The future of Paris fashion is an often-discussed topic these days, not only in the halls of government—and not because it is in danger. But change is afoot. Emanuel Ungaro recently announced the signing of a new designer, Fausto Puglisi, who may be able to put the storied brand back together after a series of designers came and went in the wake of the founder’s retirement. (The brand was dealt a near death blow in 2009 when executives brought in Lindsay Lohan as an artistic adviser.) The Spring season also brings major ready-to-wear debuts at the venerable houses of Christian Dior and Yves Saint Laurent—recently rebranded as just Saint Laurent Paris. Raf Simons will unveil his first ready-to-wear collection at Dior and Hedi Slimane will mount his first show at Saint Laurent.
Both men have been heavily influenced by popular culture and are known for injecting a sense of modern energy into their designs. How they will bridge the divide between the history and traditional techniques of their respective houses and the reality of contemporary times is the question that fuels industry anticipation.
With the rise of each new designer or designer collaboration, the singular question is always: how will this move fashion forward?
There are no clear paths being advocated by this generation of designers. Charlier has a fine eye for color—although he focused most of his energy for spring on the clean lines of ivory dresses draped subtly through the torso and jackets slashed with copper-colored zippers.
Vaccarello is interested in a supremely sexy silhouette in which backless shirts are just barely held onto the body with a single strap that encircles the torso. Skirts and dresses are cut so that they constantly threaten near nudity. It takes great skill to pull off that sort of seduction and often the frocks were so awkwardly constructed that they suggested a more mundane striptease. His finale gown, a one-sleeved black caftan that left one leg on display—call it a half-tan--was technically intriguing but aesthetically jarring.
It wasn’t a collection that sparked cheering, but it left one curious. With his sexy tailored blazers and luxe brocades, which were superb, one wanted to see more. What is this fellow up to?
It was ultimately the Toronto-born Taralis who offered the most compelling thoughts about how women—and men—might dress. His palette was black and white, with a bit of murky gray mixed in. And he often layered long shirts over skinny trousers or slender shorts. He used translucent fabrics to suggest nudity without ever really revealing very much. He pinched the shoulders of jackets and dresses into little mountain peaks, creating height, but never unruly width.

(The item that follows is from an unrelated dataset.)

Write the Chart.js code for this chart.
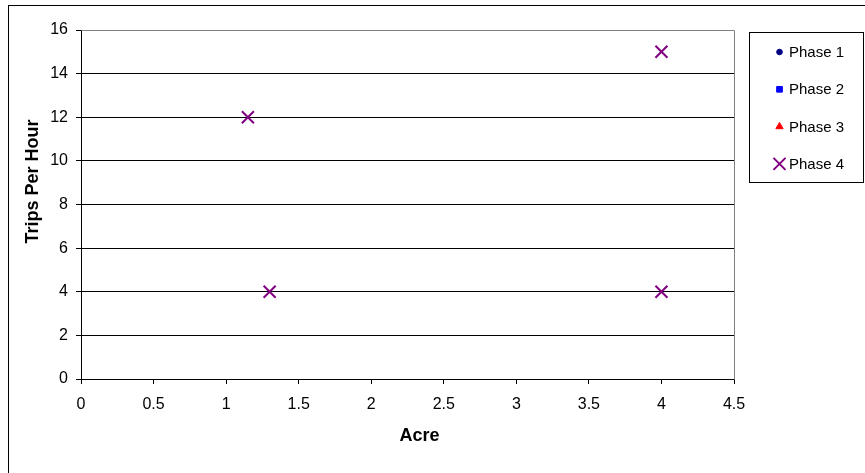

There was never anything traditionally glamorous about his models. They looked as though they had arrived for work without a proper shower—or at least one during which water and shampoo came into contact with their hair.
There was nothing beautiful on Taralis’s runway—not in the pretty-girl and handsome-guy way in which fashion typically traffics. There were whiffs of the painfully “hipster” sensibility in which everything is a bit bedraggled and self-consciously messy. But mostly there was a quiet soulfulness to the collection in which tight leather jeans and black tanks were followed by filmy white chiffon dresses that were positively angelic.
The men wore long layers, too, often over their shorts. There was little that really distinguished the menswear from the women’s. But unlike the usual depiction of androgyny, in which women are defeminized, Taralis allowed men to reveal their softer side. Men and women moved equally toward the middle without becoming caricatures. Gender wasn’t obliterated. On his runway, masculinity and femininity had simply reached parity.